■ **Instructions for the task**
Extract each line containing the string "with".

■ **Records**
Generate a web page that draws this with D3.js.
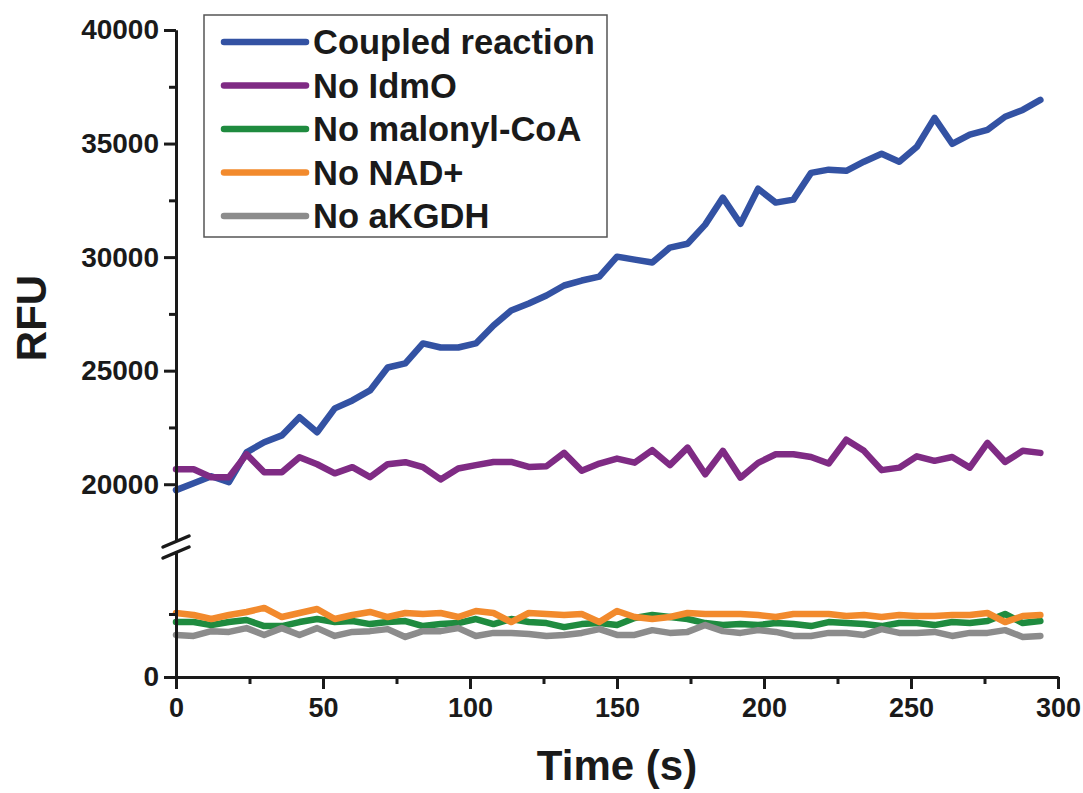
==
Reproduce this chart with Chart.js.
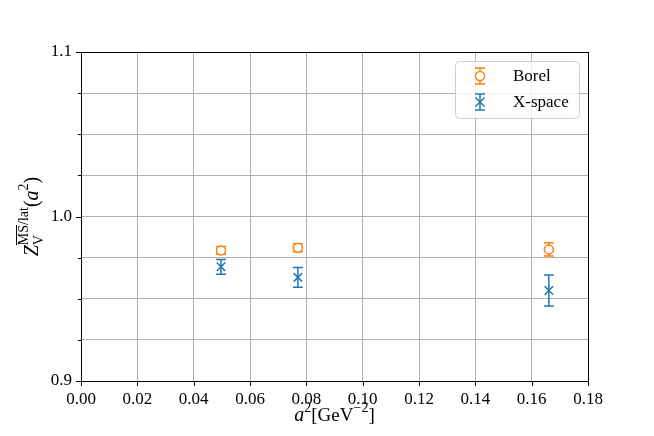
==
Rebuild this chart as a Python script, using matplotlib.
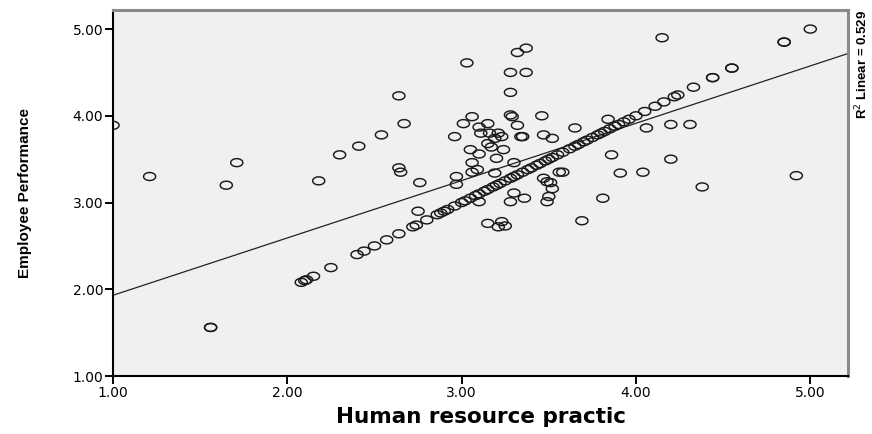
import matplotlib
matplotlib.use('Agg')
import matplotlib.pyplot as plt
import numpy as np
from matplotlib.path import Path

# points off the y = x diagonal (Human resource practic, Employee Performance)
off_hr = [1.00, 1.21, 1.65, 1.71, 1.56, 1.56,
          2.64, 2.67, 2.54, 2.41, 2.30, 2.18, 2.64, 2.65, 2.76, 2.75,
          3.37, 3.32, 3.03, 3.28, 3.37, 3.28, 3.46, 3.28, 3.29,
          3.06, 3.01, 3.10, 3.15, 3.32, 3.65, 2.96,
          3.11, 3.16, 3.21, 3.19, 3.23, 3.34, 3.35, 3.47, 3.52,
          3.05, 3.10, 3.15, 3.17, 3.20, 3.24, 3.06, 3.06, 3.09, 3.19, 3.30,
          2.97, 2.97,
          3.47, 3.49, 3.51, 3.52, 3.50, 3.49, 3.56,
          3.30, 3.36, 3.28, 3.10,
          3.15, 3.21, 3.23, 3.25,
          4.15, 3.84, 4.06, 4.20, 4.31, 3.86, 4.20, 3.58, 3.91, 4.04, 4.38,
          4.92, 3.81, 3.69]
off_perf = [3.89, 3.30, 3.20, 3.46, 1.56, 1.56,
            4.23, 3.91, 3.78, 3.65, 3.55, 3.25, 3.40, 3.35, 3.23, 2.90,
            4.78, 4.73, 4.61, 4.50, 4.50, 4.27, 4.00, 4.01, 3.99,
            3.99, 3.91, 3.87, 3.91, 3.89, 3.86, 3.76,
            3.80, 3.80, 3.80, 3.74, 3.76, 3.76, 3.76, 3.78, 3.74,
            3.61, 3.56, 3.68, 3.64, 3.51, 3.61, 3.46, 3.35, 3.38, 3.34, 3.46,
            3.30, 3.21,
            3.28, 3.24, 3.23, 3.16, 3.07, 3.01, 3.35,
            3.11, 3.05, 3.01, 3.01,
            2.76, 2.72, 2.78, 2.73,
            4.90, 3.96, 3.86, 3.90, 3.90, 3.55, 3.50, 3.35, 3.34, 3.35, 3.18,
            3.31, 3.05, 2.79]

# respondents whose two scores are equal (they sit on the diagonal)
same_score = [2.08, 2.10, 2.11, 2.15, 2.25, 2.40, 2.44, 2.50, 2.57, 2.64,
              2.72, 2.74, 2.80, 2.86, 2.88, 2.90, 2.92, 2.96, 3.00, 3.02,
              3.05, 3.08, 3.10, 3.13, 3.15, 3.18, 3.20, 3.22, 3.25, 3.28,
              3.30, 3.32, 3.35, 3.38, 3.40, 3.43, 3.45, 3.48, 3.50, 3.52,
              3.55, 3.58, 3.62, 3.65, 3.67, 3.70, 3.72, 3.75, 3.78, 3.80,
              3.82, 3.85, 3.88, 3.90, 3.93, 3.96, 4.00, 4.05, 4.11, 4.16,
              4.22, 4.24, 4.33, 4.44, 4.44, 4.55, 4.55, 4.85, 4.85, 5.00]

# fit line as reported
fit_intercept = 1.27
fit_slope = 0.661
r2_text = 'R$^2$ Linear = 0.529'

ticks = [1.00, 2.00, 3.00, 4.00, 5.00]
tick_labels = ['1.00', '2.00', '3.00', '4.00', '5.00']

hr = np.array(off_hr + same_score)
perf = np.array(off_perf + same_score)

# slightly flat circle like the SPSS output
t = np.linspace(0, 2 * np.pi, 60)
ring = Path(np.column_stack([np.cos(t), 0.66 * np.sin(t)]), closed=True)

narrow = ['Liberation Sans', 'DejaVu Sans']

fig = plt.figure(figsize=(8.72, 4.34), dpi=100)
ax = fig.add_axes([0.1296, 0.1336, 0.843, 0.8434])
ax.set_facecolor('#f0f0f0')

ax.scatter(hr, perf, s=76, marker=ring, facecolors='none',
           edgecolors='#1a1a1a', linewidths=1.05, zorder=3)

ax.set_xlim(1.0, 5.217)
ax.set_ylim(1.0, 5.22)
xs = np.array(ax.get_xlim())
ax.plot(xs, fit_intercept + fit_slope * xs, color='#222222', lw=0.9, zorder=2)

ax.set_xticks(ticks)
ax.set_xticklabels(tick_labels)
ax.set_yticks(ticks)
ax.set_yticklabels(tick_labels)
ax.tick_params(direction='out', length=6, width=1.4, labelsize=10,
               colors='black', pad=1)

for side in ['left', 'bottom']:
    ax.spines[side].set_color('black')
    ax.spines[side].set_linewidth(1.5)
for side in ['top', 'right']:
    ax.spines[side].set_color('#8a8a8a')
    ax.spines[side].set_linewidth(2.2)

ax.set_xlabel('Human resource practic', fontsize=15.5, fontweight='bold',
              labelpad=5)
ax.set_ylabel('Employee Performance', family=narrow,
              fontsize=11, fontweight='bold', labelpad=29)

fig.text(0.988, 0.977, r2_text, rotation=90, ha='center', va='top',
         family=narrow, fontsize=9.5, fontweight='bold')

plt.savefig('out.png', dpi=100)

■ **Exercise solution**
Generate a web page that draws this with D3.js.
Reproduce this chart with Chart.js.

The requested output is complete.